Parramatta prison 2009. Image courtesy of Airview, 0905-1317-85

Continuing our focus on this year’s Sydney Festival, there’s an array of music, dance, circus and theatre showing outside the CBD, with Parramatta Gaol being turned into a venue. So today I thought we would take a look at the history of Australia’s oldest and most intact gaol.

The first gaol in Parramatta was built in 1796 near the southern part of Prince Alfred Park and was designed by Governor John Hunter to incarcerate robbers. It was made of double log and thatch, both highly flammable, and it didn’t last long. The building was torched by arsonists in December 1799 and many unfortunate inmates were ‘shockingly scorched’.

In August 1802, construction began on a second gaol on the same site, this time in stone. Supervised by the Parramatta magistrate, Reverend Samuel Marsden, nicknamed ‘the flogging parson’, the building was funded by a tax on alcohol and completed in 1804. On the top floor was a linen and woollen factory where convict women worked in cramped conditions. Floggings were carried out within the confines of the gaol yard, whereas executions were conducted outside for the public to witness. And of course, that age-old instrument of public humiliation, the stocks were placed at the entrance.

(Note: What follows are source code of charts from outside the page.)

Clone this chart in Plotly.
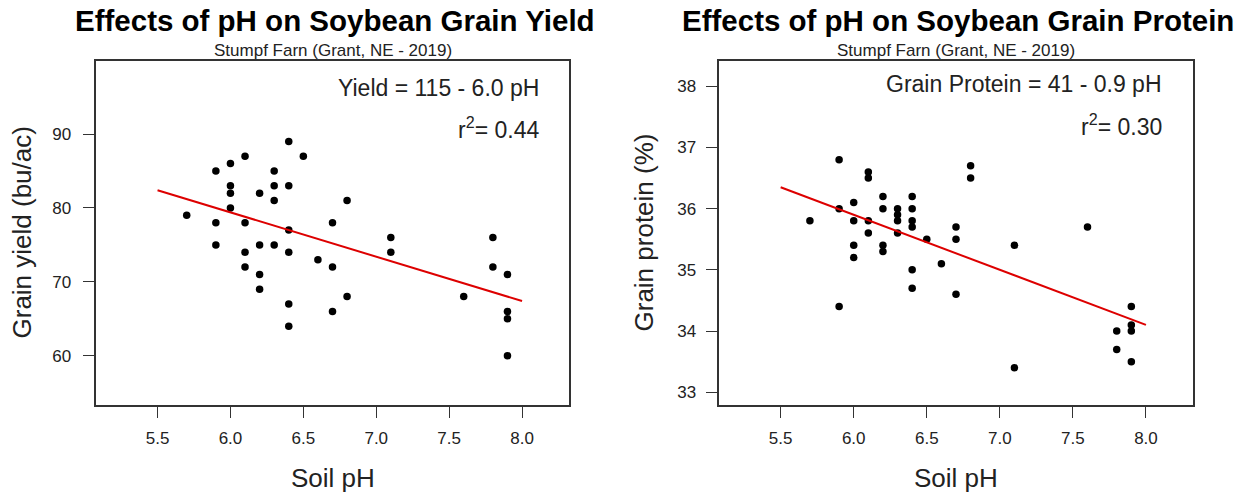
import plotly.graph_objects as go

# ---- data ----
yield_ph = [5.7, 5.9, 5.9, 5.9, 6.0, 6.0, 6.0, 6.0, 6.1, 6.1, 6.1, 6.1,
            6.2, 6.2, 6.2, 6.2, 6.3, 6.3, 6.3, 6.3, 6.4, 6.4, 6.4, 6.4, 6.4, 6.4,
            6.5, 6.6, 6.7, 6.7, 6.7, 6.8, 6.8, 7.1, 7.1, 7.6, 7.8, 7.8,
            7.9, 7.9, 7.9, 7.9]
yield_val = [79, 85, 78, 75, 86, 83, 82, 80, 87, 78, 74, 72,
             82, 75, 71, 69, 85, 83, 81, 75, 89, 83, 77, 74, 67, 64,
             87, 73, 78, 72, 66, 81, 68, 76, 74, 68, 76, 72,
             71, 66, 65, 60]

protein_ph = [5.7, 5.9, 5.9, 5.9, 6.0, 6.0, 6.0, 6.0, 6.1, 6.1, 6.1, 6.1,
              6.2, 6.2, 6.2, 6.2, 6.3, 6.3, 6.3, 6.3, 6.4, 6.4, 6.4, 6.4, 6.4, 6.4,
              6.5, 6.6, 6.7, 6.7, 6.7, 6.8, 6.8, 7.1, 7.1, 7.6, 7.8, 7.8,
              7.9, 7.9, 7.9, 7.9]
protein_val = [35.8, 36.8, 36.0, 34.4, 36.1, 35.8, 35.4, 35.2, 36.6, 36.5, 35.8, 35.6,
               36.2, 36.0, 35.4, 35.3, 36.0, 35.9, 35.8, 35.6, 36.2, 36.0, 35.8, 35.7, 35.0, 34.7,
               35.5, 35.1, 35.7, 35.5, 34.6, 36.7, 36.5, 35.4, 33.4, 35.7, 34.0, 33.7,
               34.4, 34.1, 34.0, 33.5]

fit_ph = [5.5, 8.0]
yield_fit = {"intercept": 115.4, "slope": -6.0}
protein_fit = {"intercept": 41.3, "slope": -0.9}

x_ticks = [5.5, 6.0, 6.5, 7.0, 7.5, 8.0]
x_tick_text = ["5.5", "6.0", "6.5", "7.0", "7.5", "8.0"]
yield_ticks = [60, 70, 80, 90]
protein_ticks = [33, 34, 35, 36, 37, 38]

titles = ["Effects of pH on Soybean Grain Yield", "Effects of pH on Soybean Grain Protein"]
subtitle = "Stumpf Farn (Grant, NE - 2019)"
eq_texts = ["Yield = 115 - 6.0 pH", "Grain Protein = 41 - 0.9 pH"]
r2_texts = ["r<sup>2</sup>= 0.44", "r<sup>2</sup>= 0.30"]
y_titles = ["Grain yield (bu/ac)", "Grain protein (%)"]
x_title = "Soil pH"

# ---- layout geometry (pixels) ----
W, H = 1239, 497
FONT = "Liberation Sans, Arial, sans-serif"
boxes = [(96.3, 568.7), (719.3, 1192.7)]
box_top, box_bottom = 60.5, 404.5

def px(x):
    return x / W

def py(y):
    return 1 - y / H

fig = go.Figure()

fits = [yield_fit, protein_fit]
xs = [yield_ph, protein_ph]
ys = [yield_val, protein_val]
for i in range(2):
    xa = "x" if i == 0 else "x2"
    ya = "y" if i == 0 else "y2"
    fig.add_trace(go.Scatter(
        x=xs[i], y=ys[i], mode="markers", xaxis=xa, yaxis=ya,
        marker=dict(color="black", size=7.5, line=dict(width=0)),
        showlegend=False, hoverinfo="skip"))
    f = fits[i]
    fig.add_trace(go.Scatter(
        x=fit_ph, y=[f["intercept"] + f["slope"] * v for v in fit_ph],
        mode="lines", xaxis=xa, yaxis=ya,
        line=dict(color="#dd0000", width=2),
        showlegend=False, hoverinfo="skip"))

axis_common = dict(
    showgrid=False, zeroline=False, showline=True, mirror=True,
    linecolor="#333333", linewidth=1.5,
    ticks="outside", ticklen=12, tickwidth=1.3, tickcolor="#333333",
    tickfont=dict(family=FONT, size=17, color="#222222"),
)

fig.update_layout(
    width=W, height=H, autosize=False,
    margin=dict(l=0, r=0, t=0, b=0),
    paper_bgcolor="white", plot_bgcolor="white",
    xaxis=dict(domain=[px(boxes[0][0]), px(boxes[0][1])], range=[5.08, 8.32],
               tickvals=x_ticks, ticktext=x_tick_text, anchor="y",
               ticklabelstandoff=5, **axis_common),
    yaxis=dict(domain=[py(box_bottom), py(box_top)], range=[53.4, 99.95],
               tickvals=yield_ticks, anchor="x", ticklabelstandoff=8, **axis_common),
    xaxis2=dict(domain=[px(boxes[1][0]), px(boxes[1][1])], range=[5.08, 8.32],
                tickvals=x_ticks, ticktext=x_tick_text, anchor="y2",
                ticklabelstandoff=5, **axis_common),
    yaxis2=dict(domain=[py(box_bottom), py(box_top)], range=[32.80, 38.42],
                tickvals=protein_ticks, anchor="x2", ticklabelstandoff=6, **axis_common),
)

ann = []
eq_y = [(88, 128), (84, 125)]
eq_right = [540.7, 1164]
ytitle_x = [21, 643]
for i in range(2):
    cx = (boxes[i][0] + boxes[i][1]) / 2
    ann.append(dict(text=f"<b>{titles[i]}</b>", x=px(cx + 2), y=py(20), xref="paper", yref="paper",
                    xanchor="center", yanchor="middle", showarrow=False,
                    font=dict(family=FONT, size=29.5, color="black")))
    ann.append(dict(text=subtitle, x=px(cx), y=py(50), xref="paper", yref="paper",
                    xanchor="center", yanchor="middle", showarrow=False,
                    font=dict(family=FONT, size=17, color="#222222")))
    ann.append(dict(text=eq_texts[i], x=px(eq_right[i]), y=py(eq_y[i][0]), xref="paper", yref="paper",
                    xanchor="right", yanchor="middle", showarrow=False,
                    font=dict(family=FONT, size=23, color="#222222")))
    ann.append(dict(text=r2_texts[i], x=px(eq_right[i]), y=py(eq_y[i][1]), xref="paper", yref="paper",
                    xanchor="right", yanchor="middle", showarrow=False,
                    font=dict(family=FONT, size=23, color="#222222")))
    ann.append(dict(text=x_title, x=px(cx), y=py(478), xref="paper", yref="paper",
                    xanchor="center", yanchor="middle", showarrow=False,
                    font=dict(family=FONT, size=26, color="#222222")))
    ann.append(dict(text=y_titles[i], x=px(ytitle_x[i]), y=py((box_top + box_bottom) / 2),
                    xref="paper", yref="paper", textangle=-90,
                    xanchor="center", yanchor="middle", showarrow=False,
                    font=dict(family=FONT, size=26, color="#222222")))
fig.update_layout(annotations=ann)

fig.write_html("out.html")
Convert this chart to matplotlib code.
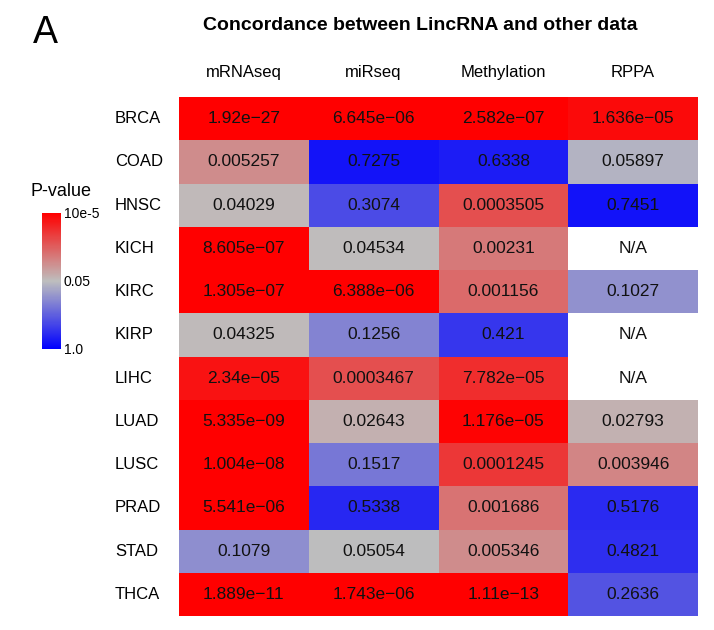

Over the next 30 years the gaol deteriorated and became overcrowded. Governor Richard Bourke petitioned the Colonial Office in London for a new gaol. The commanding royal engineer, Captain George Barney, designed it and construction commenced at a new site to the north of the town. Economic depression in 1842 momentarily halted construction, however, a perimeter wall, governor’s house and three two-storied wings had been completed, and it opened on 3 January 1842. Thomas Duke Allen was the first gaoler, and lasted 20 years along with his wife Martha, who was matron for the female inmates.

Extensions were added to the gaol in the late 1850s and 1880s so that by 1897, Parramatta Gaol was the second largest in the colony with 364 men and eight women convicts. By June 1899 double cells were converted to single cells, the prisoners underwent physical drills, a sixth wing was added and even electricity was installed!

Between 1918 and 1922 it was closed briefly and used as a mental health facility. Originally Parramatta Gaol was designed to hold habitual criminals who could be occupied with productive tasks. It went back to this original purpose and by 1929 it had become the State’s leading manufacturing gaol, producing boots, brushes, tinware, clothes and many other useful materials.

Changes were made again in the 1940s and the 1970s. Between 1997 and 1998 the Parramatta Correctional Centre, as it was renamed, closed. In 2004, after over 160 years in operation, the future of the facility was thrown into uncertainty when two inmates scaled the wall undetected and escaped.

During its last years of operation, it was classified as a medium-security short-term Remand Centre, Transient Centre and Metropolitan Periodic Detention Centre. It closed in October 2011 as Australia’s oldest serving correctional centre. Though the gaol has been empty for some time, its buildings remain as a historical remnant of a penal philosophy from long ago and it’s now, ironically perhaps, a stage for one of Sydney’s most popular cultural attractions – the Sydney Festival.